WASHINGTON, DC—Hours before Federal Reserve Chairman Janet Yellen is due to announce whether the Fed will begin raising interest rates, news from the residential sector provides further evidence of economic improvement that may prompt the Fed to act. Led by new single-family construction, housing starts rebounded in November, with single-family posting its best results since January 2008 and multifamily up 16.4% from October, according to Commerce Department figures.
November's topline figure was an annualized rate of 1.17 million, up 10.4% from the previous month. That topped the median estimate of 81 economists surveyed by Bloomberg, which called for a rate of 1.13 million. It represented a 10.5% increase from October and a 16.4% increase year over year.
"Single-family production this month has reached levels last seen before the Great Recession, an indicator that we are making gradual headway back to a normal housing market," says David Crowe, chief economist at the National Association of Home Builders. "As we close out the year, we can see that the housing sector has made headway in 2015, and we expect the recovery to continue at a modest pace."

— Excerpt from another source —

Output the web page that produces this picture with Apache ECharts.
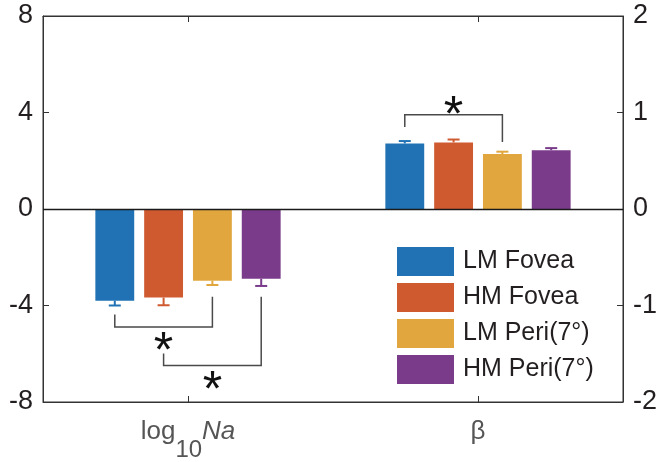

Also up from October were construction permits, on both a monthly and annual basis. Overall permit issuance rose 11% from the previous month to a rate of 1.289 million units in November, a figure that represented a Y-O-Y increase of about 21.4%. Multifamily permits rose 26.9% from October to a rate of 566,000 while single-family permits increased to 723,000. While representing only a 1.1% gain on October single-family permits, it represented the highest level since December 2007.
Acknowledging that the numbers can be volatile, Kristin Reynolds, US economist with IHS Global Insight, says the November gains represent "a statistically positive rate of growth." She says that robust building permits, when combined with "still reasonably elevated homebuilder optimism," provide a foundation for continued momentum in housing starts. NAHB reported Tuesday that builder confidence ticked down one percentage point to 61, although Crowe says the range over the past seven months—in the low 60s—is "in line with a gradual, consistent recovery."
Reynolds notes that November marks the second consecutive month of single-family permitting above a rate of 700,000, a result we haven't seen since January '08. "New homes for sale remain well below their long-term trend,' according to Reynolds. "We expect starts to reach a 1.3-million annualized rate in the second half of 2016 with single-family starts responsible for most of the gain."